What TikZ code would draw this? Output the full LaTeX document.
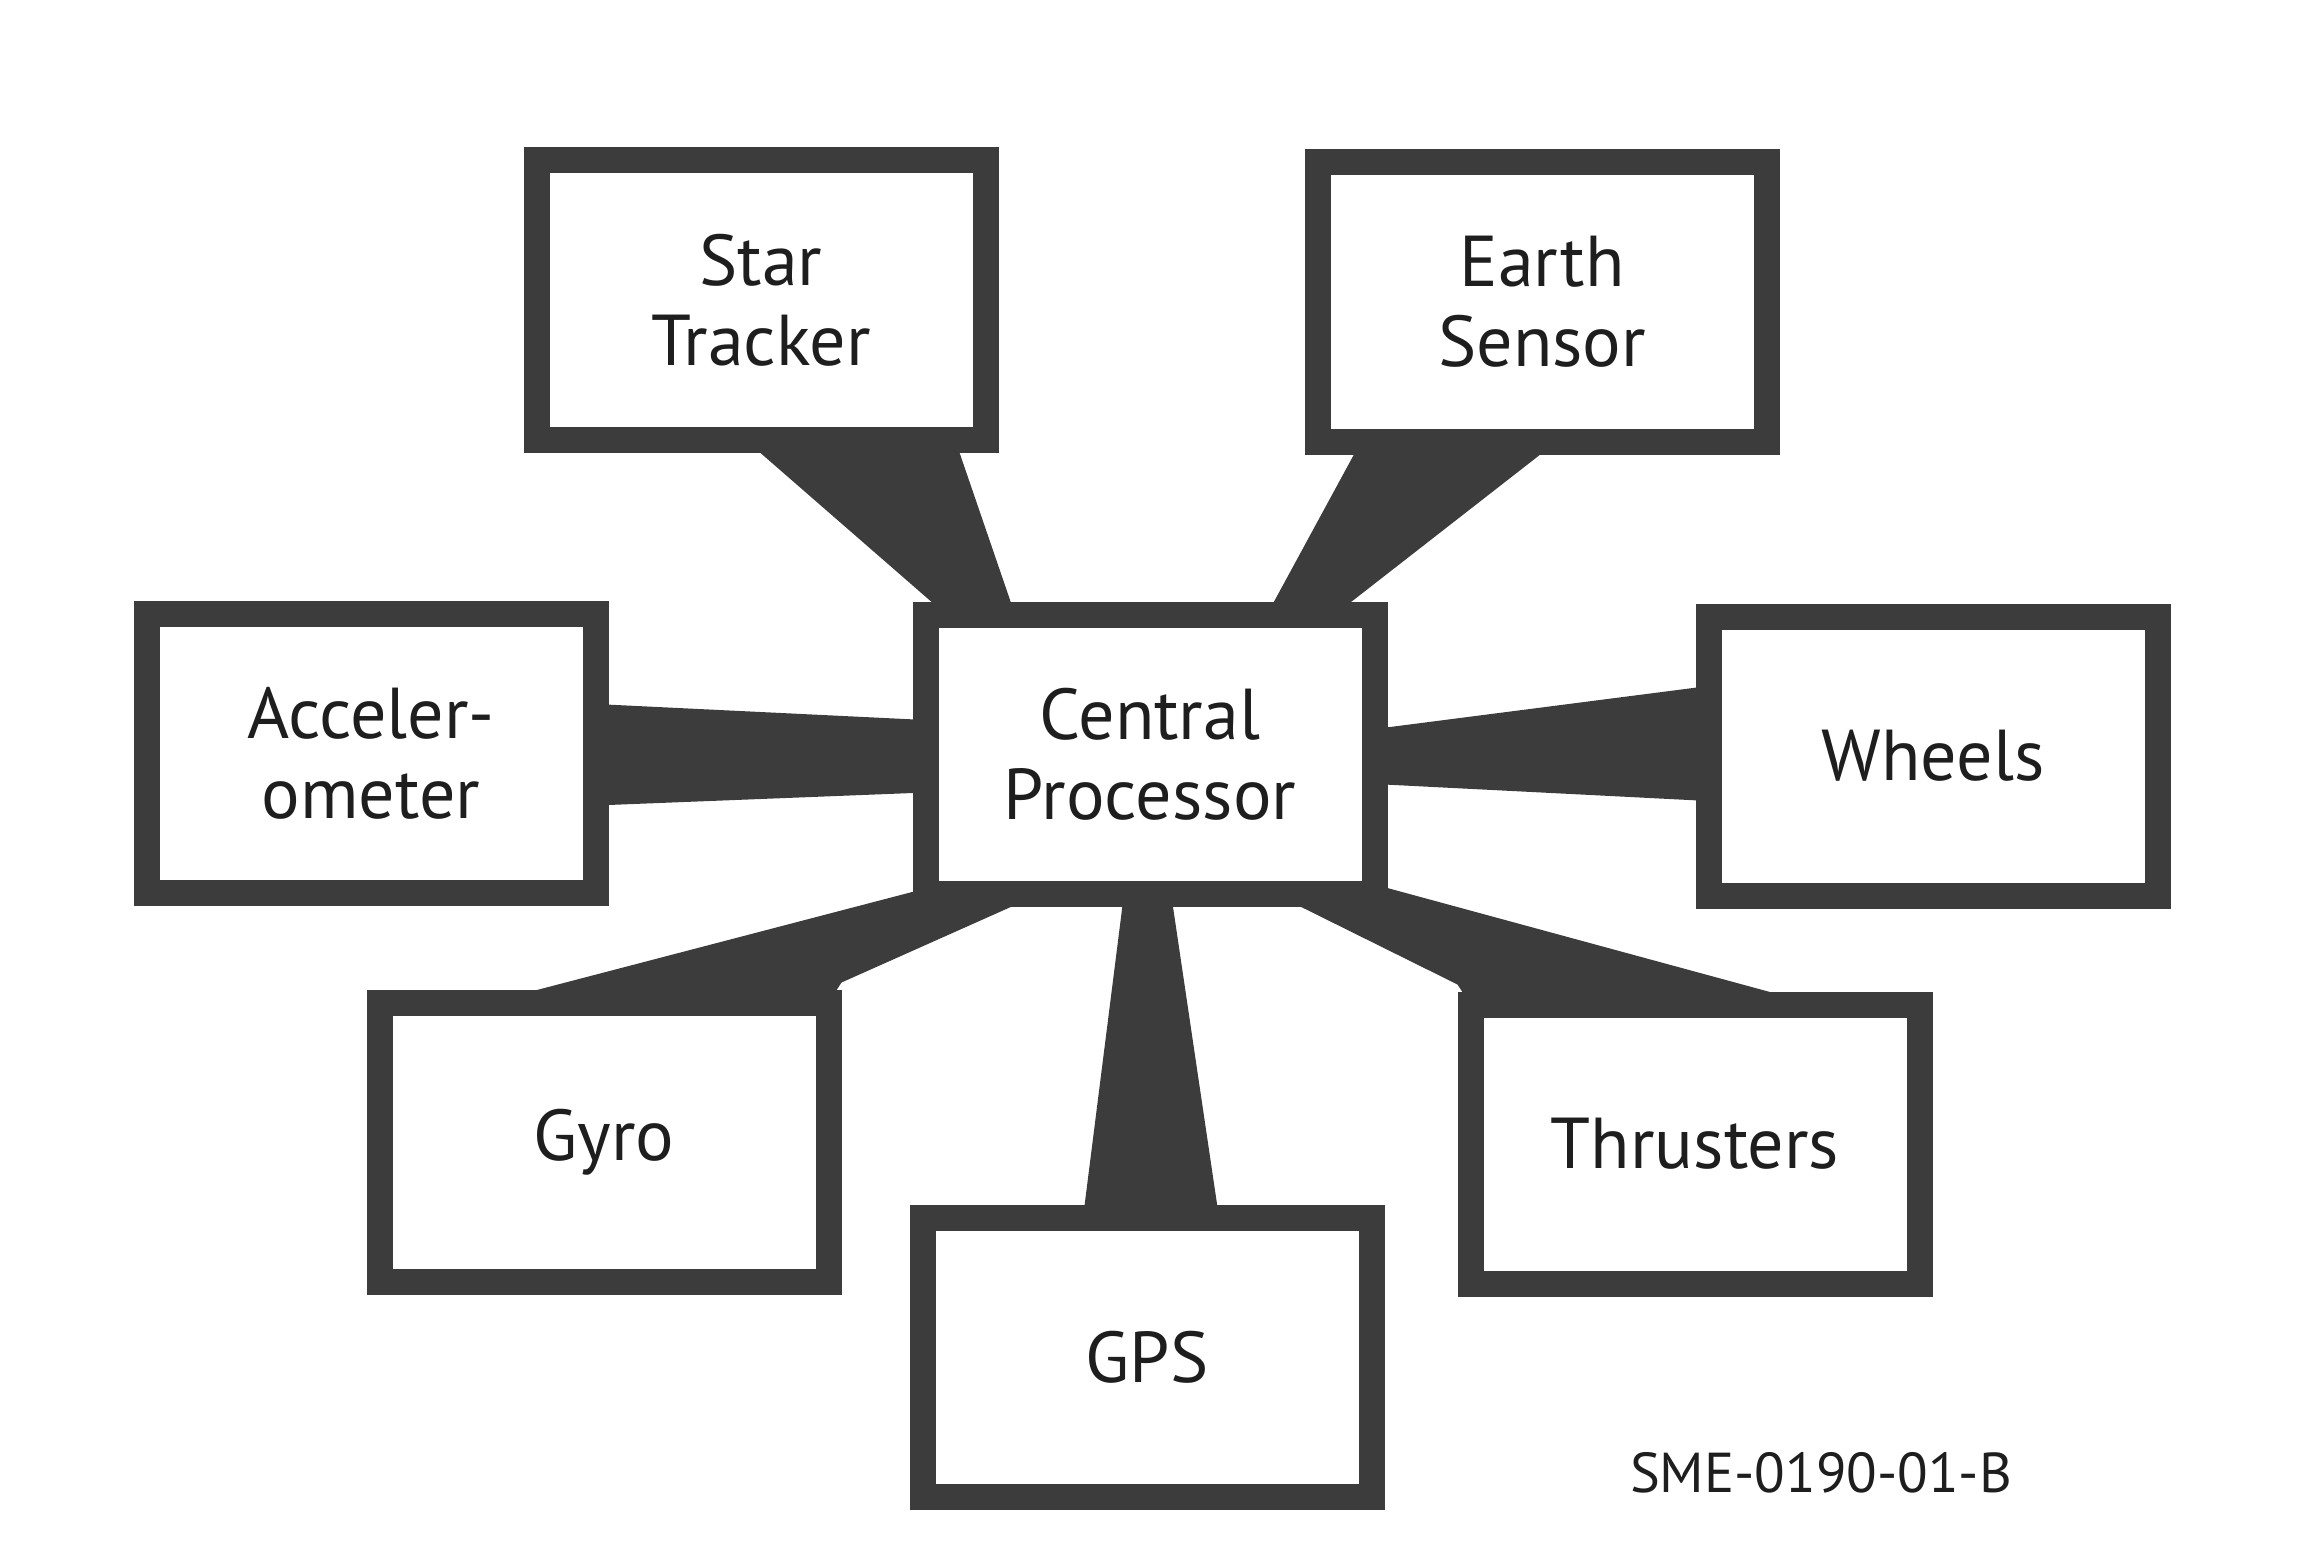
\documentclass[tikz,border=0pt]{standalone}
\usepackage{fontspec}
\setmainfont{PT Sans}
\definecolor{boxgray}{RGB}{60,60,60}
\definecolor{inkgray}{RGB}{30,30,30}
\tikzset{unit/.style={draw=boxgray,fill=white,line width=0.26cm,minimum width=4.49cm,
   minimum height=2.79cm,outer sep=0pt,inner sep=0pt,align=center,text=inkgray,
   font=\fontsize{20.5pt}{22.8pt}\selectfont},
 link/.style={fill=boxgray},
 tag/.style={text=inkgray,font=\fontsize{16pt}{18pt}\selectfont},
 every picture/.style={line join=miter}}
\begin{document}
\begin{tikzpicture}[]
\useasboundingbox (0,0) rectangle (23.10,15.66);
\node[unit] (st) at (7.61,12.66) {Star\\Tracker};
\node[unit] (es) at (15.42,12.64) {Earth\\Sensor};
\node[unit] (acc) at (3.71,8.13) {Acceler-\\ometer};
\node[unit] (cp) at (11.50,8.12) {Central\\Processor};
\node[unit] (wh) at (19.33,8.10) {Wheels};
\node[unit] (gyro) at (6.04,4.24) {Gyro};
\node[unit] (gps) at (11.47,2.09) {GPS};
\node[unit] (thr) at (16.95,4.22) {Thrusters};
\node[tag] (fig) at (18.21,0.93) {SME-0190-01-B};
% links to the processor
\fill[link] ([xshift=-0.16cm]st.south) -- ([xshift=1.94cm]st.south) -- ([xshift=-1.35cm]cp.north) -- ([xshift=-2.04cm]cp.north) -- cycle;
\fill[link] ([xshift=-1.81cm]es.south) -- ([xshift=0.15cm]es.south) -- ([xshift=1.85cm]cp.north) -- ([xshift=1.17cm]cp.north) -- cycle;
\fill[link] ([yshift=0.49cm]acc.east) -- ([yshift=0.34cm]cp.west) -- ([yshift=-0.385cm]cp.west) -- ([yshift=-0.525cm]acc.east) -- cycle;
\fill[link] ([yshift=0.25cm]cp.east) -- ([yshift=0.70cm]wh.west) -- ([yshift=-0.45cm]wh.west) -- ([yshift=-0.30cm]cp.east) -- cycle;
\fill[link] ([xshift=-1.15cm]gyro.north) -- ([yshift=0.05cm]cp.south west) -- ([xshift=-1.09cm]cp.south) -- ([shift={(0.13cm,0.2cm)}]gyro.north east) -- (gyro.north east) -- cycle;
\fill[link] ([xshift=-0.26cm]cp.south) -- ([xshift=0.21cm]cp.south) -- ([xshift=0.72cm]gps.north) -- ([xshift=-0.64cm]gps.north) -- cycle;
\fill[link] ([xshift=1.24cm]cp.south) -- ([yshift=0.09cm]cp.south east) -- ([xshift=1.21cm]thr.north) -- (thr.north west) -- ([shift={(-0.13cm,0.2cm)}]thr.north west) -- cycle;
\end{tikzpicture}
\end{document}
|---|
**Set task**: Quote the data exactly, leaving every image out of the copy.

**Response for this exercise**:
What TikZ code would draw this? Output the full LaTeX document.
\documentclass[tikz,border=0pt]{standalone}
\usepackage{fontspec}
\setmainfont{PT Sans}
\definecolor{boxgray}{RGB}{60,60,60}
\definecolor{inkgray}{RGB}{30,30,30}
\tikzset{unit/.style={draw=boxgray,fill=white,line width=0.26cm,minimum width=4.49cm,
   minimum height=2.79cm,outer sep=0pt,inner sep=0pt,align=center,text=inkgray,
   font=\fontsize{20.5pt}{22.8pt}\selectfont},
 link/.style={fill=boxgray},
 tag/.style={text=inkgray,font=\fontsize{16pt}{18pt}\selectfont},
 every picture/.style={line join=miter}}
\begin{document}
\begin{tikzpicture}[]
\useasboundingbox (0,0) rectangle (23.10,15.66);
\node[unit] (st) at (7.61,12.66) {Star\\Tracker};
\node[unit] (es) at (15.42,12.64) {Earth\\Sensor};
\node[unit] (acc) at (3.71,8.13) {Acceler-\\ometer};
\node[unit] (cp) at (11.50,8.12) {Central\\Processor};
\node[unit] (wh) at (19.33,8.10) {Wheels};
\node[unit] (gyro) at (6.04,4.24) {Gyro};
\node[unit] (gps) at (11.47,2.09) {GPS};
\node[unit] (thr) at (16.95,4.22) {Thrusters};
\node[tag] (fig) at (18.21,0.93) {SME-0190-01-B};
% links to the processor
\fill[link] ([xshift=-0.16cm]st.south) -- ([xshift=1.94cm]st.south) -- ([xshift=-1.35cm]cp.north) -- ([xshift=-2.04cm]cp.north) -- cycle;
\fill[link] ([xshift=-1.81cm]es.south) -- ([xshift=0.15cm]es.south) -- ([xshift=1.85cm]cp.north) -- ([xshift=1.17cm]cp.north) -- cycle;
\fill[link] ([yshift=0.49cm]acc.east) -- ([yshift=0.34cm]cp.west) -- ([yshift=-0.385cm]cp.west) -- ([yshift=-0.525cm]acc.east) -- cycle;
\fill[link] ([yshift=0.25cm]cp.east) -- ([yshift=0.70cm]wh.west) -- ([yshift=-0.45cm]wh.west) -- ([yshift=-0.30cm]cp.east) -- cycle;
\fill[link] ([xshift=-1.15cm]gyro.north) -- ([yshift=0.05cm]cp.south west) -- ([xshift=-1.09cm]cp.south) -- ([shift={(0.13cm,0.2cm)}]gyro.north east) -- (gyro.north east) -- cycle;
\fill[link] ([xshift=-0.26cm]cp.south) -- ([xshift=0.21cm]cp.south) -- ([xshift=0.72cm]gps.north) -- ([xshift=-0.64cm]gps.north) -- cycle;
\fill[link] ([xshift=1.24cm]cp.south) -- ([yshift=0.09cm]cp.south east) -- ([xshift=1.21cm]thr.north) -- (thr.north west) -- ([shift={(-0.13cm,0.2cm)}]thr.north west) -- cycle;
\end{tikzpicture}
\end{document}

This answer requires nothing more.